▶ _Required task_
Write out the full listing exactly as given, minus the images.

▶ _Dataset extract_
-=-=-=-=-

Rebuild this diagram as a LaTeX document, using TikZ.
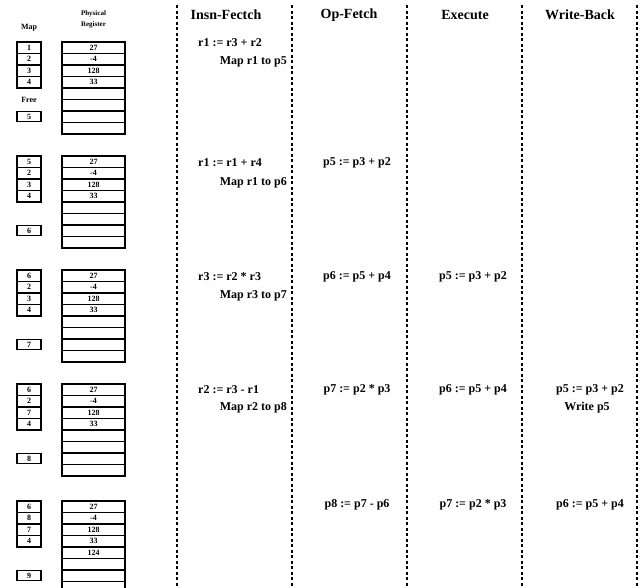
\documentclass[tikz,border=0pt]{standalone}
\usepackage{fontspec}
\setmainfont{Liberation Serif}
\begin{document}
\begin{tikzpicture}[x=1pt,y=-1pt,
  cell/.style={draw,line width=1.2pt,inner sep=0pt,font=\bfseries\fontsize{8}{9}\selectfont},
  mapc/.style={cell,minimum width=24pt,minimum height=11.5pt},
  regc/.style={cell,minimum width=63pt,minimum height=11.5pt},
  small/.style={font=\bfseries\fontsize{8}{9}\selectfont,inner sep=0pt},
  hdr/.style={font=\bfseries\fontsize{14}{16}\selectfont,inner sep=0pt},
  txt/.style={font=\bfseries\fontsize{12}{14}\selectfont,inner sep=0pt},
  sep/.style={line width=1.2pt,dash pattern=on 3pt off 2.5pt}]
\useasboundingbox (0,0) rectangle (644,587);
\clip (0,0) rectangle (644,587);
% headers
\node[small] (hmap) at (29,28) {Map};
\node[small,font=\bfseries\fontsize{7}{8}\selectfont] (hphys) at (93.5,14) {Physical};
\node[small,font=\bfseries\fontsize{7}{8}\selectfont] (hreg) at (93.5,25) {Register};
\node[small] (hfree) at (29,100) {Free};
\node[hdr] (h1) at (226,15) {Insn-Fectch};
\node[hdr] (h2) at (349,15) {Op-Fetch};
\node[hdr] (h3) at (465,15) {Execute};
\node[hdr] (h4) at (580,15) {Write-Back};
% separators
\foreach \x/\n in {177/a,292/b,407/c,522/d,637/e}{
  \coordinate (\n t) at (\x,5);
  \coordinate (\n b) at (\x,590);
  \draw[sep] (\n t) -- (\n b);
}
% blocks
\foreach \b/\T/\ma/\mb/\mc/\md/\fr/\rv in {
  1/42/1/2/3/4/5/{},
  2/156/5/2/3/4/6/{},
  3/270/6/2/3/4/7/{},
  4/384/6/2/7/4/8/{},
  5/501/6/8/7/4/9/124}{
  \node[mapc] (m\b a) at (29,\T+5.75) {\ma};
  \node[mapc] (m\b b) at (29,\T+17.25) {\mb};
  \node[mapc] (m\b c) at (29,\T+28.75) {\mc};
  \node[mapc] (m\b d) at (29,\T+40.25) {\md};
  \node[mapc,minimum height=10pt] (f\b) at (29,\T+74.5) {\fr};
  \node[regc] (r\b a) at (93.5,\T+5.75) {27};
  \node[regc] (r\b b) at (93.5,\T+17.25) {-4};
  \node[regc] (r\b c) at (93.5,\T+28.75) {128};
  \node[regc] (r\b d) at (93.5,\T+40.25) {33};
  \node[regc] (r\b e) at (93.5,\T+51.75) {\rv};
  \node[regc] (r\b f) at (93.5,\T+63.25) {};
  \node[regc] (r\b g) at (93.5,\T+74.75) {};
  \node[regc] (r\b h) at (93.5,\T+86.25) {};
}
% Insn-Fetch column
\node[txt,anchor=west] (i1) at (198,43) {r1 := r3 + r2};
\node[txt,anchor=east] (i1m) at (287,62) {Map r1 to p5};
\node[txt,anchor=west] (i2) at (198,163) {r1 := r1 + r4};
\node[txt,anchor=east] (i2m) at (287,183) {Map r1 to p6};
\node[txt,anchor=west] (i3) at (198,277) {r3 := r2 * r3};
\node[txt,anchor=east] (i3m) at (287,296) {Map r3 to p7};
\node[txt,anchor=west] (i4) at (198,390) {r2 := r3 - r1};
\node[txt,anchor=east] (i4m) at (287,408) {Map r2 to p8};
% Op-Fetch column
\node[txt] (o2) at (357,163) {p5 := p3 + p2};
\node[txt] (o3) at (357,277) {p6 := p5 + p4};
\node[txt] (o4) at (357,390) {p7 := p2 * p3};
\node[txt] (o5) at (357,505) {p8 := p7 - p6};
% Execute column
\node[txt] (e3) at (473,277) {p5 := p3 + p2};
\node[txt] (e4) at (473,390) {p6 := p5 + p4};
\node[txt] (e5) at (473,505) {p7 := p2 * p3};
% Write-Back column
\node[txt] (w4) at (590,390) {p5 := p3 + p2};
\node[txt] (w4m) at (587,408) {Write p5};
\node[txt] (w5) at (590,505) {p6 := p5 + p4};
\end{tikzpicture}
\end{document}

-=-=-=-=-

▶ _Task response_
Rebuild this diagram as a LaTeX document, using TikZ.
\documentclass[tikz,border=0pt]{standalone}
\usepackage{fontspec}
\setmainfont{Liberation Serif}
\begin{document}
\begin{tikzpicture}[x=1pt,y=-1pt,
  cell/.style={draw,line width=1.2pt,inner sep=0pt,font=\bfseries\fontsize{8}{9}\selectfont},
  mapc/.style={cell,minimum width=24pt,minimum height=11.5pt},
  regc/.style={cell,minimum width=63pt,minimum height=11.5pt},
  small/.style={font=\bfseries\fontsize{8}{9}\selectfont,inner sep=0pt},
  hdr/.style={font=\bfseries\fontsize{14}{16}\selectfont,inner sep=0pt},
  txt/.style={font=\bfseries\fontsize{12}{14}\selectfont,inner sep=0pt},
  sep/.style={line width=1.2pt,dash pattern=on 3pt off 2.5pt}]
\useasboundingbox (0,0) rectangle (644,587);
\clip (0,0) rectangle (644,587);
% headers
\node[small] (hmap) at (29,28) {Map};
\node[small,font=\bfseries\fontsize{7}{8}\selectfont] (hphys) at (93.5,14) {Physical};
\node[small,font=\bfseries\fontsize{7}{8}\selectfont] (hreg) at (93.5,25) {Register};
\node[small] (hfree) at (29,100) {Free};
\node[hdr] (h1) at (226,15) {Insn-Fectch};
\node[hdr] (h2) at (349,15) {Op-Fetch};
\node[hdr] (h3) at (465,15) {Execute};
\node[hdr] (h4) at (580,15) {Write-Back};
% separators
\foreach \x/\n in {177/a,292/b,407/c,522/d,637/e}{
  \coordinate (\n t) at (\x,5);
  \coordinate (\n b) at (\x,590);
  \draw[sep] (\n t) -- (\n b);
}
% blocks
\foreach \b/\T/\ma/\mb/\mc/\md/\fr/\rv in {
  1/42/1/2/3/4/5/{},
  2/156/5/2/3/4/6/{},
  3/270/6/2/3/4/7/{},
  4/384/6/2/7/4/8/{},
  5/501/6/8/7/4/9/124}{
  \node[mapc] (m\b a) at (29,\T+5.75) {\ma};
  \node[mapc] (m\b b) at (29,\T+17.25) {\mb};
  \node[mapc] (m\b c) at (29,\T+28.75) {\mc};
  \node[mapc] (m\b d) at (29,\T+40.25) {\md};
  \node[mapc,minimum height=10pt] (f\b) at (29,\T+74.5) {\fr};
  \node[regc] (r\b a) at (93.5,\T+5.75) {27};
  \node[regc] (r\b b) at (93.5,\T+17.25) {-4};
  \node[regc] (r\b c) at (93.5,\T+28.75) {128};
  \node[regc] (r\b d) at (93.5,\T+40.25) {33};
  \node[regc] (r\b e) at (93.5,\T+51.75) {\rv};
  \node[regc] (r\b f) at (93.5,\T+63.25) {};
  \node[regc] (r\b g) at (93.5,\T+74.75) {};
  \node[regc] (r\b h) at (93.5,\T+86.25) {};
}
% Insn-Fetch column
\node[txt,anchor=west] (i1) at (198,43) {r1 := r3 + r2};
\node[txt,anchor=east] (i1m) at (287,62) {Map r1 to p5};
\node[txt,anchor=west] (i2) at (198,163) {r1 := r1 + r4};
\node[txt,anchor=east] (i2m) at (287,183) {Map r1 to p6};
\node[txt,anchor=west] (i3) at (198,277) {r3 := r2 * r3};
\node[txt,anchor=east] (i3m) at (287,296) {Map r3 to p7};
\node[txt,anchor=west] (i4) at (198,390) {r2 := r3 - r1};
\node[txt,anchor=east] (i4m) at (287,408) {Map r2 to p8};
% Op-Fetch column
\node[txt] (o2) at (357,163) {p5 := p3 + p2};
\node[txt] (o3) at (357,277) {p6 := p5 + p4};
\node[txt] (o4) at (357,390) {p7 := p2 * p3};
\node[txt] (o5) at (357,505) {p8 := p7 - p6};
% Execute column
\node[txt] (e3) at (473,277) {p5 := p3 + p2};
\node[txt] (e4) at (473,390) {p6 := p5 + p4};
\node[txt] (e5) at (473,505) {p7 := p2 * p3};
% Write-Back column
\node[txt] (w4) at (590,390) {p5 := p3 + p2};
\node[txt] (w4m) at (587,408) {Write p5};
\node[txt] (w5) at (590,505) {p6 := p5 + p4};
\end{tikzpicture}
\end{document}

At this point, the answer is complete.